- _STATED PROBLEM_: Check each line of the material below, and copy it if it holds the string "Output".

----------

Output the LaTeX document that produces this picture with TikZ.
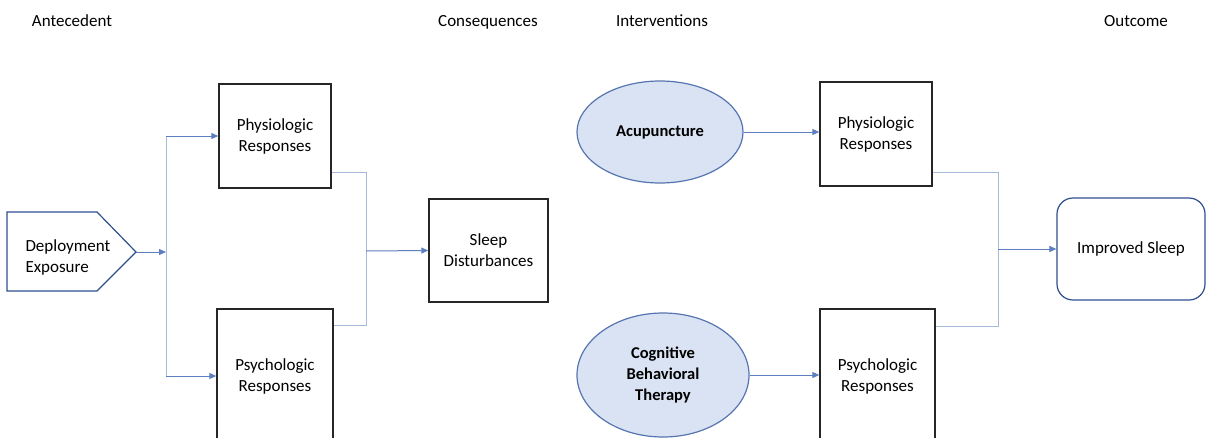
\documentclass[tikz,border=0pt]{standalone}
\usepackage{fontspec}
\setmainfont{Carlito}
\usetikzlibrary{arrows.meta,shapes.geometric}
\definecolor{conn}{HTML}{A7BADC}
\definecolor{arr}{HTML}{5B7FC0}
\definecolor{ellfill}{HTML}{DAE3F3}
\definecolor{ellbord}{HTML}{5675B0}
\definecolor{darkblue}{HTML}{2F4F8F}
\tikzset{
  txt/.style={font=\fontsize{17}{21}\selectfont},
  box/.style={txt, draw=black!85, line width=1.4pt, rectangle, align=center},
  ell/.style={ellipse, draw=ellbord, fill=ellfill, line width=1.2pt, align=center, font=\bfseries\fontsize{16.5}{21}\selectfont, inner sep=0pt},
  hdr/.style={anchor=base, txt},
  cline/.style={draw=conn, line width=1pt},
  arrline/.style={draw=arr, line width=1pt, -{Triangle[length=7pt,width=6pt]}},
}
\begin{document}
\begin{tikzpicture}[x=1pt,y=-1pt]
\useasboundingbox (0,0) rectangle (1207,437);
\clip (0,0) rectangle (1207,437);
\fill[white] (0,0) rectangle (1207,437);
% headers
\node[hdr] (h1) at (72,26) {Antecedent};
\node[hdr] (h2) at (488,26) {Consequences};
\node[hdr] (h3) at (662,26) {Interventions};
\node[hdr] (h4) at (1136,26) {Outcome};
% pentagon
\draw[draw=darkblue, line width=1.2pt] (7,212) -- (97,212) -- (136,252) -- (97,291) -- (7,291) -- cycle;
\node[txt, align=left, anchor=west] (dep) at (22,257) {Deployment\\Exposure};
\coordinate (deptip) at (136,252);
\coordinate (j1) at (166,252);
\coordinate (j1t) at (166,136);
\coordinate (j1b) at (166,376);
% boxes
\node[box, minimum width=112pt, minimum height=104pt] (p1) at (275,136) {Physiologic\\Responses};
\node[box, minimum width=116pt, minimum height=134pt] (s1) at (275,376) {Psychologic\\Responses};
\node[box, minimum width=119pt, minimum height=103pt] (sl) at (488.5,250.5) {Sleep\\Disturbances};
\node[ell, minimum width=166pt, minimum height=102pt] (acu) at (660,132) {Acupuncture};
\node[box, minimum width=112pt, minimum height=104pt] (p2) at (876,134) {Physiologic\\Responses};
\node[ell, minimum width=172pt, minimum height=124pt] (cbt) at (663,375) {Cognitive\\Behavioral\\Therapy};
\node[box, minimum width=115pt, minimum height=134pt] (s2) at (877.5,376) {Psychologic\\Responses};
\node[txt, draw=darkblue, line width=1.2pt, rounded corners=16pt, minimum width=148pt, minimum height=102pt] (imp) at (1131,249) {Improved Sleep};
% left connectors
\draw[arrline] (deptip) -- (j1);
\draw[cline] (j1t) -- (j1b);
\draw[arrline] (j1t) -- (p1.west);
\draw[arrline] (j1b) -- (s1.west);
\coordinate (k1t) at (366,172);
\coordinate (k1b) at (366,325);
\coordinate (k1m) at (366,251);
\draw[cline] ([yshift=-36pt]p1.east) -- (k1t) -- (k1b) -- ([yshift=51pt]s1.east);
\draw[arrline] (k1m) -- (sl.west);
% right connectors
\draw[arrline] (acu.east) -- (acu.east -| p2.west);
\draw[arrline] (cbt.east) -- (cbt.east -| s2.west);
\coordinate (k2t) at (998,172);
\coordinate (k2b) at (998,326);
\coordinate (k2m) at (998,249);
\draw[cline] ([yshift=-38pt]p2.east) -- (k2t) -- (k2b) -- ([yshift=50pt]s2.east);
\draw[arrline] (k2m) -- (imp.west);
\end{tikzpicture}
\end{document}
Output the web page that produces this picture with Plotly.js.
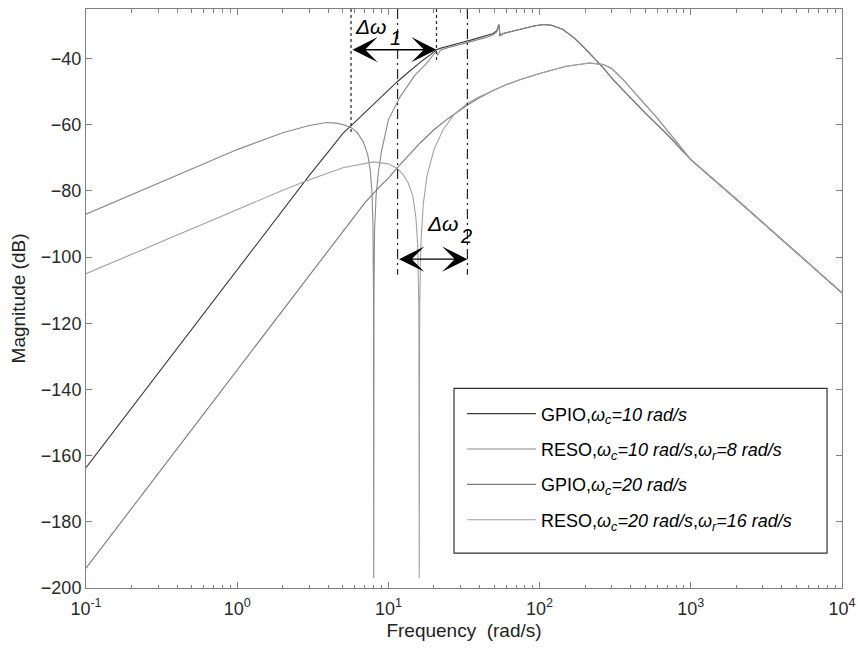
<!DOCTYPE html>
<html><head><meta charset="utf-8">
<script src="https://cdn.plot.ly/plotly-3.0.1.min.js"></script>
<style>html,body{margin:0;padding:0;background:#fff}#chart{width:858px;height:649px}</style>
</head><body><div id="chart"></div>
<script>
// ---- data (frequency in rad/s, magnitude in dB) ----
const freqGPIO10 = [0.1,0.2,0.5,1,2,3,4,5,6,7,8,9,10,11.5,13,15,17,19,20.8,22,25,30,35,40,45,49.4,52,53.8,54.7,57.5,65,75,90,105,120,143,170,200,230,264,307,400,500,700,1000,2000,5000,10000];
const magGPIO10  = [-163.6,-145.6,-121.7,-103.7,-85.6,-75.3,-68.2,-62.6,-59.2,-56.3,-53.6,-51.3,-49.3,-46.9,-44.8,-42.4,-40.4,-38.8,-37.3,-36.9,-36.1,-35.2,-34.4,-33.7,-33.1,-32.4,-31.6,-29.7,-33.0,-32.4,-31.8,-31.0,-30.2,-29.7,-29.9,-31.2,-33.8,-37.0,-39.8,-42.8,-46.4,-52.0,-56.5,-63.0,-70.5,-82.5,-98.5,-110.8];

const freqRESO10 = [0.1,0.2,0.5,1,2,3,3.9,4.5,5,5.66,6.2,6.8,7.3,7.6,7.8,7.9,7.97,8.0,8.03,8.1,8.3,8.6,9,10,12,15,18,20.6,21.2,22,25,30,35,40,45,49.4,52,53.8,54.7,57.5,65,75,90,105,120,143,170,200,230,264,307,400,500,700,1000,2000,5000,10000];
const magRESO10  = [-87,-81.1,-73.3,-67.5,-62.4,-60.2,-59.3,-59.5,-59.9,-60.8,-62.3,-65,-69,-74,-81,-90,-110,-197,-110,-92,-81,-74,-68,-58.5,-51.4,-45,-41.3,-37.9,-39.0,-37.5,-36.6,-35.7,-34.9,-34.2,-33.5,-32.8,-31.9,-29.9,-33.0,-32.4,-31.8,-31.0,-30.2,-29.7,-29.9,-31.2,-33.8,-37.0,-39.8,-42.8,-46.4,-52.0,-56.5,-63.0,-70.5,-82.5,-98.5,-110.8];

const freqGPIO20 = [0.1,0.2,0.5,1,2,3,5,5.71,7,8.8,10,11.35,13,16.2,20,25,33.3,40,50,60,74,100,150,215,264,300,358,450,600,800,1000,2000,5000,10000];
const magGPIO20  = [-194,-176,-152.1,-134,-116,-105.5,-92.2,-88.7,-83.5,-78.6,-76.1,-73.2,-70.2,-65.5,-61.5,-58,-54,-51.8,-49.5,-47.9,-46.4,-44.5,-42.3,-41.3,-41.8,-43.0,-46.4,-51.5,-58,-65,-70.5,-82.5,-98.5,-110.8];

const freqRESO20 = [0.1,0.2,0.5,1,2,3,5,7.94,10,11.35,12.5,13.5,14.5,15.2,15.6,15.9,16,16.1,16.4,17,18,20,23,27,33.3,40,50,60,74,100,150,215,264,300,358,450,600,800,1000,2000,5000,10000];
const magRESO20  = [-105,-99.2,-91.3,-85.6,-79.8,-76.6,-73,-71.2,-71.8,-73.1,-75,-77.5,-81.5,-88,-96,-115,-197,-115,-96,-84,-75.5,-67.5,-61.5,-57,-53.5,-51.5,-49.5,-47.9,-46.4,-44.5,-42.3,-41.3,-41.8,-43.0,-46.4,-51.5,-58,-65,-70.5,-82.5,-98.5,-110.8];

const seriesNames = [
  'GPIO,<i>ω<sub>c</sub>=10 rad/s</i>',
  'RESO,<i>ω<sub>c</sub>=10 rad/s</i>,<i>ω<sub>r</sub>=8 rad/s</i>',
  'GPIO,<i>ω<sub>c</sub>=20 rad/s</i>',
  'RESO,<i>ω<sub>c</sub>=20 rad/s</i>,<i>ω<sub>r</sub>=16 rad/s</i>'
];
const xTickVals = [0.1,1,10,100,1000,10000];
const xTickText = ['10<sup>-1</sup>','10<sup>0</sup>','10<sup>1</sup>','10<sup>2</sup>','10<sup>3</sup>','10<sup>4</sup>'];
const yTickVals = [-200,-180,-160,-140,-120,-100,-80,-60,-40];

// bandwidth markers (rad/s) and their arrow levels (dB)
const band1 = [5.66, 20.8];   const band1Level = -37.3;
const band2 = [11.5, 33.3];   const band2Level = -100.6;
const band1LineEnds = [-62.4, -41.2];   // lower ends of dotted lines (dB)
const band2LineEnd = -105.3;            // lower end of dash-dot lines (dB)

// ---- build ----
const colors = ['#3a3a3a','#8a8a8a','#7a7a7a','#a2a2a2'];
const freqs = [freqGPIO10, freqRESO10, freqGPIO20, freqRESO20];
const mags = [magGPIO10, magRESO10, magGPIO20, magRESO20];
const traces = freqs.map((f,i)=>({
  x: f, y: mags[i], type:'scatter', mode:'lines', name: seriesNames[i],
  legendgroup: 'g'+i,
  line:{color:colors[i], width:1.1}
}));
// carrier for the mirrored top axis (no visible marks)
traces.push({x:[], y:[], xaxis:'x2', yaxis:'y', type:'scatter', mode:'lines', showlegend:false, hoverinfo:'skip'});

const minorVals = [];
for (let e=-1; e<4; e++) for (let d=2; d<=9; d++) minorVals.push(d*Math.pow(10,e));

const font = "Arial, 'Liberation Sans', sans-serif";
const yTop = -25, yBot = -200;
const shapes = [];
band1.forEach((w,i)=>shapes.push({type:'line', xref:'x', yref:'y', x0:w, x1:w, y0:yTop, y1:band1LineEnds[i], line:{color:'#222', width:1.2, dash:'dot'}}));
band2.forEach(w=>shapes.push({type:'line', xref:'x', yref:'y', x0:w, x1:w, y0:yTop, y1:band2LineEnd, line:{color:'#222', width:1.2, dash:'10px,4px,2px,4px'}}));
// legend frame
shapes.push({type:'rect', xref:'paper', yref:'paper', x0:0.4868, x1:0.9802, y0:0.0604, y1:0.3449, line:{color:'#333', width:1.2}, fillcolor:'rgba(0,0,0,0)', layer:'above'});

const L = Math.log10;
const arrowStyle = {axref:'x', ayref:'y', xref:'x', yref:'y', text:'', showarrow:true,
   arrowhead:3, startarrowhead:3, arrowside:'end+start', arrowsize:3.0, startarrowsize:3.0, arrowwidth:1.4, arrowcolor:'#000', standoff:0, startstandoff:0};
const annotations = [
  Object.assign({x:L(band1[1]), y:band1Level, ax:L(band1[0]), ay:band1Level}, arrowStyle),
  Object.assign({x:L(band2[1]), y:band2Level, ax:L(band2[0]), ay:band2Level}, arrowStyle),
  {x:0.766, y:-30.3, xref:'x', yref:'y', text:'<i>Δω</i>', showarrow:false, xanchor:'left', yanchor:'middle', font:{family:font, size:21, color:'#000'}},
  {x:1.050, y:-33.9, xref:'x', yref:'y', text:'<i>1</i>', showarrow:false, xanchor:'center', yanchor:'middle', font:{family:font, size:20, color:'#000'}},
  {x:1.242, y:-89.9, xref:'x', yref:'y', text:'<i>Δω</i>', showarrow:false, xanchor:'left', yanchor:'middle', font:{family:font, size:21, color:'#000'}},
  {x:1.513, y:-93.5, xref:'x', yref:'y', text:'<i>2</i>', showarrow:false, xanchor:'center', yanchor:'middle', font:{family:font, size:20, color:'#000'}}
];

const axisCommon = {ticks:'inside', ticklen:6, tickcolor:'#808080', showline:true, linecolor:'#808080', linewidth:1,
                    showgrid:false, zeroline:false, tickfont:{size:18, color:'#2a2a2a'}};
const layout = {
  width:858, height:649,
  margin:{l:86, r:16, t:9, b:61},
  paper_bgcolor:'#fff', plot_bgcolor:'#fff',
  font:{family:font, size:18, color:'#333'},
  showlegend:true,
  legend:{x:0.4974, y:0.3326, xanchor:'left', yanchor:'top', bgcolor:'rgba(0,0,0,0)', borderwidth:0,
          itemwidth:69, tracegroupgap:9, font:{family:font, size:18, color:'#000'}},
  xaxis:Object.assign({}, axisCommon, {type:'log', range:[-1,4], tickvals:xTickVals, ticktext:xTickText, ticklabelstandoff:4,
         minor:{tickvals:minorVals, ticks:'inside', ticklen:3.5, tickcolor:'#808080', showgrid:false},
         title:{text:'Frequency  (rad/s)', font:{size:19, color:'#222'}, standoff:6}}),
  xaxis2:Object.assign({}, axisCommon, {type:'log', range:[-1,4], overlaying:'x', side:'top', anchor:'y',
         tickvals:xTickVals, showticklabels:false,
         minor:{tickvals:minorVals, ticks:'inside', ticklen:3.5, tickcolor:'#808080', showgrid:false}}),
  yaxis:Object.assign({}, axisCommon, {range:[yBot,yTop], tickvals:yTickVals, mirror:'ticks',
         title:{text:'Magnitude (dB)', font:{size:19, color:'#222'}, standoff:10}}),
  shapes, annotations
};
Plotly.newPlot('chart', traces, layout, {staticPlot:true, displayModeBar:false});
</script></body></html>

----------

- _RESULT OF THE TASK_:
Output the LaTeX document that produces this picture with TikZ.
Output the web page that produces this picture with Plotly.js.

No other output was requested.